Tra i Songye sono stati identificati almeno una decina di stili diversi di Nkisi in cui il maschile è predominante forse per la patriarcalità della società. Comunemente le statue sono rappresentate con le braccia abbassate, gli avambracci ad angolo retto con le mani che circondano l'ombelico, considerato la chiave che apre la porta del mondo e la prima apertura del corpo attraverso la quale l'uomo nuovo entra in contatto con l'universo. Le mani ai ai lati dell'ombelico indicano a tutti che l'antenato è la fonte della stirpe e che, anche se morto, ne fa ancora parte e veglia su di essa. Ad altezza dell'ombelico c'è una cavità dove vengono inserite le sostanze magiche che "attivano" la statua (a volte si trovano sulle corna e sulla schiena). L'efficacia del Nkisi dipende dalla potenza di questa carica magica chiamata bijimba.

La testa porta generalmente da 1 a 3 corna, la  bocca ha numerose varianti, il mento è quadrato e il collo allungato in modo da poter indossare numerose collane. I piedi sono molto grandi quando sono scolpiti in quanto certi Nkisi sono tagliati all'altezza della vita.  

Sulla statua sono applicate bande e borchie metalliche, spesso sul viso, a monito del potere che emana dalla statua e della sua capacità di proteggere dalle magie negative degli stregoni. 

Le statue, tramandate di generazione in generazione, sono conservate in piccole capanne, costruite per loro, da cui non escono se non quando è richiesta la forza che possiedono.

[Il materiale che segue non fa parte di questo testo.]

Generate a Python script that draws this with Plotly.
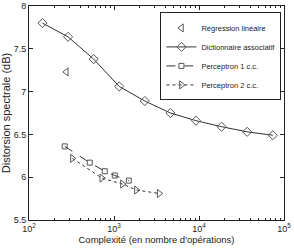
import plotly.graph_objects as go

# Data
reg_x = [275]
reg_y = [7.23]

dict_x = [144, 288, 576, 1152, 2304, 4608, 9216, 18432, 36864, 73728]
dict_y = [7.80, 7.64, 7.38, 7.06, 6.89, 6.75, 6.66, 6.59, 6.53, 6.49]

p1_x = [263, 518, 779, 1021, 1493]
p1_y = [6.36, 6.17, 6.07, 6.02, 5.96]

p2_x = [324, 718, 1257, 1837, 3399]
p2_y = [6.22, 5.99, 5.92, 5.85, 5.81]

x_tickvals = [100, 1000, 10000, 100000]
x_ticktext = ["10<sup>2</sup>", "10<sup>3</sup>", "10<sup>4</sup>", "10<sup>5</sup>"]
y_tickvals = [5.5, 6, 6.5, 7, 7.5, 8]
y_ticktext = ["5.5", "6", "6.5", "7", "7.5", "8"]

mc = "#555555"
lc = "#333333"
ac = "#222222"

fig = go.Figure()
fig.add_trace(go.Scatter(x=reg_x, y=reg_y, mode="markers", name="Régression linéaire",
                         marker=dict(symbol="triangle-left-open", size=7, color=mc, line=dict(width=1))))
fig.add_trace(go.Scatter(x=dict_x, y=dict_y, mode="lines+markers", name="Dictionnaire associatif",
                         line=dict(color=lc, width=1),
                         marker=dict(symbol="diamond-open", size=7, color=mc, line=dict(width=1))))
fig.add_trace(go.Scatter(x=p1_x, y=p1_y, mode="lines+markers", name="Perceptron 1 c.c.",
                         line=dict(color=lc, width=1, dash="dash"),
                         marker=dict(symbol="square-open", size=5, color=mc, line=dict(width=1))))
fig.add_trace(go.Scatter(x=p2_x, y=p2_y, mode="lines+markers", name="Perceptron 2 c.c.",
                         line=dict(color=lc, width=1, dash="dot"),
                         marker=dict(symbol="triangle-right-open", size=7, color=mc, line=dict(width=1))))

fig.update_layout(
    width=294, height=249,
    margin=dict(l=29, r=10, t=6, b=29, autoexpand=False),
    paper_bgcolor="white", plot_bgcolor="white",
    font=dict(family="Liberation Sans, Arial, sans-serif", size=9, color=ac),
    showlegend=True,
    legend=dict(x=0.99, y=0.97, xanchor="right", yanchor="top",
                bgcolor="white", bordercolor=ac, borderwidth=1,
                font=dict(size=7.5), tracegroupgap=0, itemwidth=30),
)
fig.update_xaxes(type="log", range=[2, 5], tickvals=x_tickvals, ticktext=x_ticktext,
                 ticks="inside", ticklen=4, tickcolor=ac, showline=True, linecolor=ac,
                 mirror="ticks", showgrid=False, zeroline=False, automargin=False,
                 ticklabeloverflow="allow",
                 minor=dict(ticks="inside", ticklen=2, dtick="D1", tickcolor=ac, showgrid=False),
                 title=dict(text="Complexité (en nombre d'opérations)", font=dict(size=9.5), standoff=1),
                 tickfont=dict(size=9))
fig.update_yaxes(range=[5.5, 8], tickvals=y_tickvals, ticktext=y_ticktext,
                 ticks="inside", ticklen=4, tickcolor=ac, showline=True, linecolor=ac,
                 mirror="ticks", showgrid=False, zeroline=False, automargin=False,
                 ticklabeloverflow="allow",
                 title=dict(text="Distorsion spectrale (dB)", font=dict(size=11), standoff=2),
                 tickfont=dict(size=9))

fig.write_html("out.html", config={"displayModeBar": False},
               post_script="document.body.style.margin='0';")
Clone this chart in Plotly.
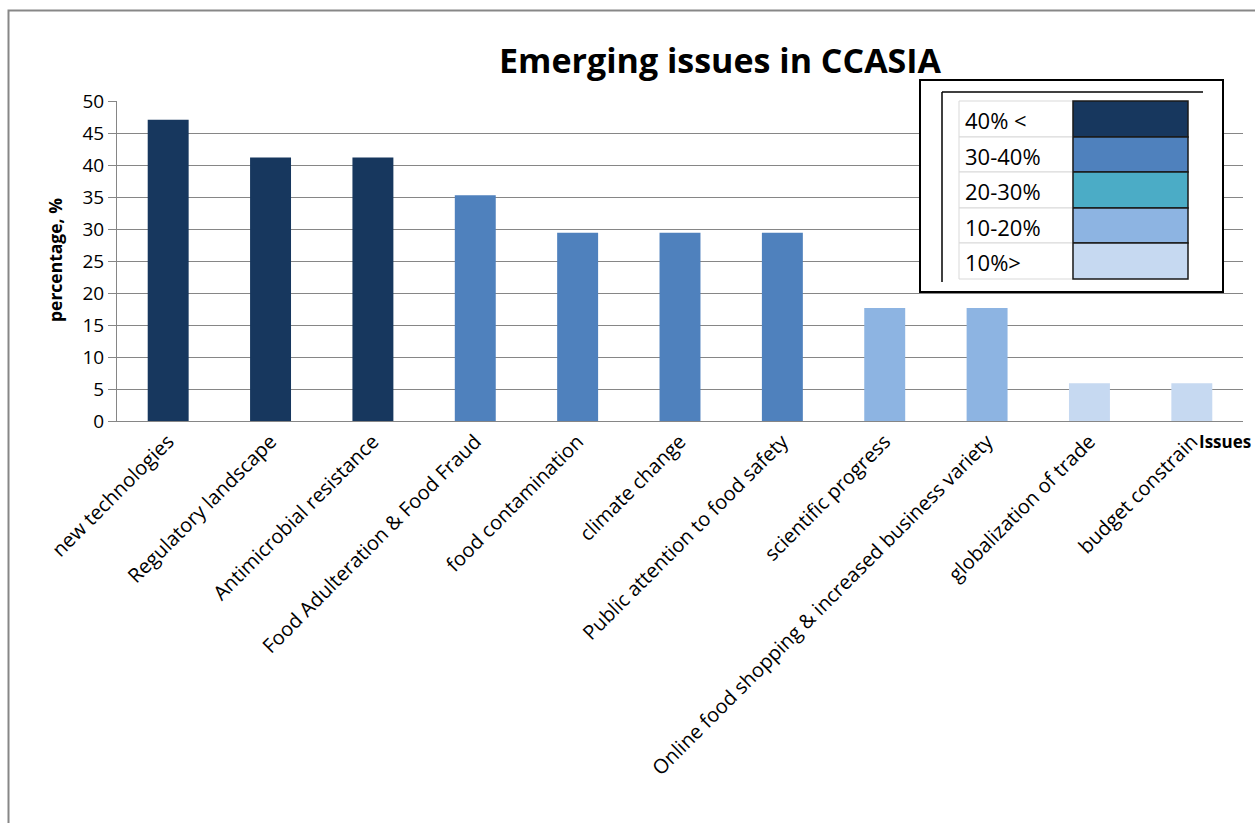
import plotly.graph_objects as go

# ---- data ----
categories = [
    "new technologies",
    "Regulatory landscape",
    "Antimicrobial resistance",
    "Food Adulteration & Food Fraud",
    "food contamination",
    "climate change",
    "Public attention to food safety",
    "scientific progress",
    "Online food shopping & increased business variety",
    "globalization of trade",
    "budget constrain",
]
values = [47.06, 41.18, 41.18, 35.29, 29.41, 29.41, 29.41, 17.65, 17.65, 5.88, 5.88]

legend_labels = ["40% <", "30-40%", "20-30%", "10-20%", "10%>"]
legend_colors = ["#17375E", "#4F81BD", "#4BACC6", "#8DB4E2", "#C6D9F1"]

title_text = "Emerging issues in CCASIA"
y_title = "percentage, %"
x_title = "Issues"

# bar colour by value band (Excel chart coloured bars manually; 29.4 shown in 30-40 colour)
def band_color(v):
    if v >= 40:
        return legend_colors[0]
    if v >= 29:
        return legend_colors[1]
    if v >= 20:
        return legend_colors[2]
    if v >= 10:
        return legend_colors[3]
    return legend_colors[4]

bar_colors = [band_color(v) for v in values]

W, H = 1255, 823
L, R, T, B = 117, 12, 101, 402
PW = W - L - R
PH = H - T - B

def px(x):
    return (x - L) / PW

def py(y):
    return (H - B - y) / PH

FONT = "'Open Sans', Calibri, Arial, sans-serif"

fig = go.Figure()
fig.add_trace(go.Bar(x=categories, y=values, marker=dict(color=bar_colors, line=dict(width=0)),
                     showlegend=False, hoverinfo="x+y"))

shapes = []
annotations = []

# outer chart border (gray)
shapes.append(dict(type="rect", xref="paper", yref="paper",
                   x0=px(8.5), x1=px(W + 20), y0=py(10.5), y1=py(H + 20),
                   line=dict(color="#878787", width=2), fillcolor="rgba(0,0,0,0)", layer="above"))

# legend box
shapes.append(dict(type="rect", xref="paper", yref="paper",
                   x0=px(920), x1=px(1223), y0=py(80), y1=py(292),
                   line=dict(color="#000000", width=2), fillcolor="#FFFFFF", layer="above"))
shapes.append(dict(type="line", xref="paper", yref="paper",
                   x0=px(942), x1=px(1203), y0=py(92), y1=py(92),
                   line=dict(color="#000000", width=1.5), layer="above"))
shapes.append(dict(type="line", xref="paper", yref="paper",
                   x0=px(942), x1=px(942), y0=py(92), y1=py(282),
                   line=dict(color="#000000", width=1.5), layer="above"))

row_tops = [101, 137, 172, 208, 243, 279]
for i, (lab, col) in enumerate(zip(legend_labels, legend_colors)):
    y0, y1 = row_tops[i], row_tops[i + 1]
    shapes.append(dict(type="rect", xref="paper", yref="paper",
                       x0=px(959), x1=px(1073), y0=py(y0), y1=py(y1),
                       line=dict(color="#D9D9D9", width=1), fillcolor="#FFFFFF", layer="above"))
    shapes.append(dict(type="rect", xref="paper", yref="paper",
                       x0=px(1073), x1=px(1188), y0=py(y0), y1=py(y1),
                       line=dict(color="#1A1A1A", width=1.5), fillcolor=col, layer="above"))
    annotations.append(dict(xref="paper", yref="paper", x=px(963), y=py((y0 + y1) / 2 + 1),
                            text=lab, showarrow=False, xanchor="left", yanchor="middle",
                            font=dict(family=FONT, size=22, color="#000000")))

# title
annotations.append(dict(xref="paper", yref="paper", x=px(720), y=py(60),
                        text="<b>" + title_text + "</b>", showarrow=False,
                        xanchor="center", yanchor="middle",
                        font=dict(family=FONT, size=34, color="#000000")))
# y title
annotations.append(dict(xref="paper", yref="paper", x=px(55), y=py(260),
                        text="<b>" + y_title + "</b>", showarrow=False, textangle=-90,
                        xanchor="center", yanchor="middle",
                        font=dict(family=FONT, size=17.5, color="#000000")))
# x title
annotations.append(dict(xref="paper", yref="paper", x=px(1197), y=py(441),
                        text="<b>" + x_title + "</b>", showarrow=False,
                        xanchor="left", yanchor="middle",
                        font=dict(family=FONT, size=17, color="#000000")))

fig.update_layout(
    width=W, height=H, autosize=False,
    margin=dict(l=L, r=R, t=T, b=B, pad=0),
    paper_bgcolor="#FFFFFF", plot_bgcolor="#FFFFFF",
    bargap=0.6,
    font=dict(family=FONT, color="#000000"),
    shapes=shapes, annotations=annotations,
    xaxis=dict(tickangle=-45, tickfont=dict(family=FONT, size=20, color="#000000"),
               showline=True, linecolor="#868686", linewidth=1, showgrid=False,
               ticks="", automargin=False),
    yaxis=dict(range=[0, 50], dtick=5, tickfont=dict(family=FONT, size=19, color="#000000"),
               showline=True, linecolor="#868686", linewidth=1,
               showgrid=True, gridcolor="#868686", gridwidth=1,
               ticks="outside", ticklen=8, tickcolor="#868686", automargin=False,
               zeroline=False),
)

fig.write_html("out.html")
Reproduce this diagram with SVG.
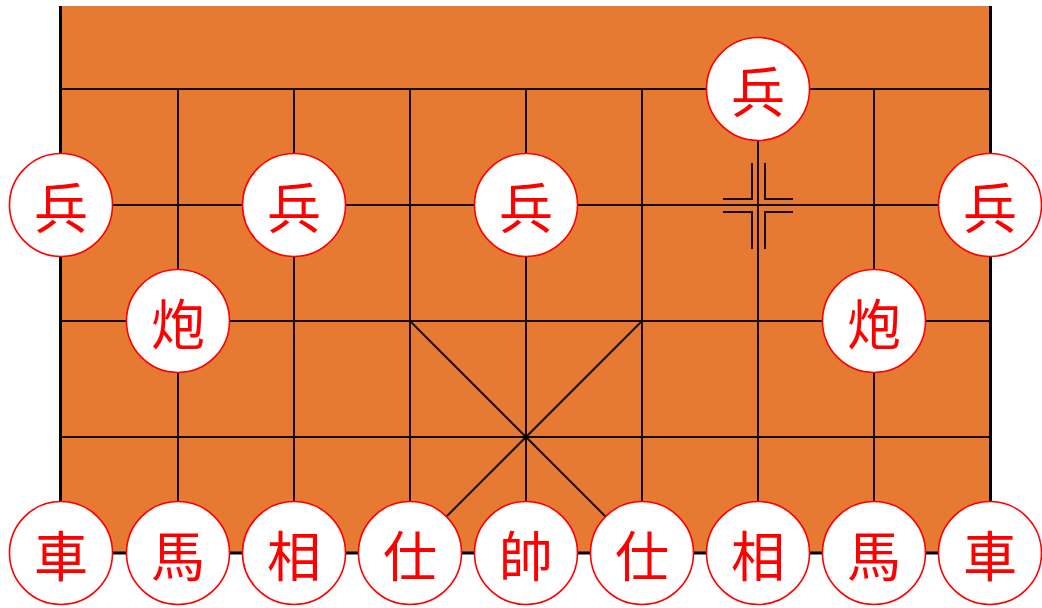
<svg xmlns="http://www.w3.org/2000/svg" width="1042" height="608" viewBox="0 0 1042 608">
<style>
.grid{stroke:#1a0d05;stroke-width:2;fill:none}
.border{stroke:#000;stroke-width:3;fill:none}
.mark{stroke:#1a0d05;stroke-width:2;fill:none}
.piece circle{fill:#fff;stroke:#f00;stroke-width:1.6}
.piece text{fill:#f00;font-family:"Noto Sans CJK SC","Noto Sans CJK TC",sans-serif;font-size:54px;text-anchor:middle;dominant-baseline:central}
</style>
<rect x="0" y="0" width="1042" height="608" fill="#fff"/>
<g id="board">
<rect x="61" y="6" width="929.5" height="548" fill="#E67A33"/>
</g>
<g id="connectors">
<line class="border" x1="60.5" y1="6" x2="60.5" y2="554"/>
<line class="border" x1="990.5" y1="6" x2="990.5" y2="554"/>
<line class="grid" x1="61" y1="89" x2="990" y2="89"/>
<line class="grid" x1="61" y1="205" x2="990" y2="205"/>
<line class="grid" x1="61" y1="321" x2="990" y2="321"/>
<line class="grid" x1="61" y1="437" x2="990" y2="437"/>
<line class="border" x1="61" y1="553" x2="990" y2="553"/>
<line class="grid" x1="178" y1="89" x2="178" y2="553"/>
<line class="grid" x1="294" y1="89" x2="294" y2="553"/>
<line class="grid" x1="410" y1="89" x2="410" y2="553"/>
<line class="grid" x1="526" y1="89" x2="526" y2="553"/>
<line class="grid" x1="642" y1="89" x2="642" y2="553"/>
<line class="grid" x1="758" y1="89" x2="758" y2="553"/>
<line class="grid" x1="874" y1="89" x2="874" y2="553"/>
<line class="grid" stroke-width="1.6" x1="410" y1="321" x2="642" y2="553"/>
<line class="grid" stroke-width="1.6" x1="642" y1="321" x2="410" y2="553"/>
<circle cx="526" cy="437" r="2.5" fill="#000"/>
<path class="mark" d="M752 163 V199 H723 M765 163 V199 H793 M752 249 V212 H723 M765 249 V212 H793"/>
</g>
<g id="p-bing1" class="piece"><circle cx="758" cy="89" r="51.5"/><text x="758" y="89">兵</text></g>
<g id="p-bing2" class="piece"><circle cx="61" cy="205" r="51.5"/><text x="61" y="205">兵</text></g>
<g id="p-bing3" class="piece"><circle cx="294" cy="205" r="51.5"/><text x="294" y="205">兵</text></g>
<g id="p-bing4" class="piece"><circle cx="526" cy="205" r="51.5"/><text x="526" y="205">兵</text></g>
<g id="p-bing5" class="piece"><circle cx="990" cy="205" r="51.5"/><text x="990" y="205">兵</text></g>
<g id="p-pao1" class="piece"><circle cx="178" cy="321" r="51.5"/><text x="178" y="321">炮</text></g>
<g id="p-pao2" class="piece"><circle cx="874" cy="321" r="51.5"/><text x="874" y="321">炮</text></g>
<g id="p-ju1" class="piece"><circle cx="61" cy="553" r="51.5"/><text x="61" y="553">車</text></g>
<g id="p-ma1" class="piece"><circle cx="178" cy="553" r="51.5"/><text x="178" y="553">馬</text></g>
<g id="p-xiang1" class="piece"><circle cx="294" cy="553" r="51.5"/><text x="294" y="553">相</text></g>
<g id="p-shi1" class="piece"><circle cx="410" cy="553" r="51.5"/><text x="410" y="553">仕</text></g>
<g id="p-shuai" class="piece"><circle cx="526" cy="553" r="51.5"/><text x="526" y="553">帥</text></g>
<g id="p-shi2" class="piece"><circle cx="642" cy="553" r="51.5"/><text x="642" y="553">仕</text></g>
<g id="p-xiang2" class="piece"><circle cx="758" cy="553" r="51.5"/><text x="758" y="553">相</text></g>
<g id="p-ma2" class="piece"><circle cx="874" cy="553" r="51.5"/><text x="874" y="553">馬</text></g>
<g id="p-ju2" class="piece"><circle cx="990" cy="553" r="51.5"/><text x="990" y="553">車</text></g>
</svg>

Le grandi statue sono curate dai sacerdoti e sono di proprietà dell'intera comunità, essendo destinate a favorire il benessere dell'intero villaggio mentre quelle più piccole sono per uso familiare o privato. Sono spesso realizzate da artigiani locali e non sono necessariamente attivate da famosi banganga. Vengono usate per scopi personali, familiari o divinatori e sono conservate in ceste o grandi zucche. Poiché hanno una grande carica magica che può essere potenzialmente pericolosa, queste figure non devono essere toccate e vengono mosse con l'aiuto di bastoni, corde o ferri attaccati alla loro braccia o alle cinture che li adornano e vengono curate e mantenute con frequenti applicazioni di olii o a volte di polvere di tukula (una polvere rossa realizzata con foglie macinate di Baphia nitida).

 

Le statue sono venerate con cerimonie e sacrifici, soprattutto nel momento della luna piena, che i Songye considerano il grembo primordiale e simbolo della fertilità e del potere di procreare. Questi rituali rinnovano i poteri delle statue e mantengono l'armonia delle relazioni con gli antenati, poiché sia le cerimonie che il sangue versato nei sacrifici ripristinno l'energia sottile che gli spiriti spendono nelle loro performance.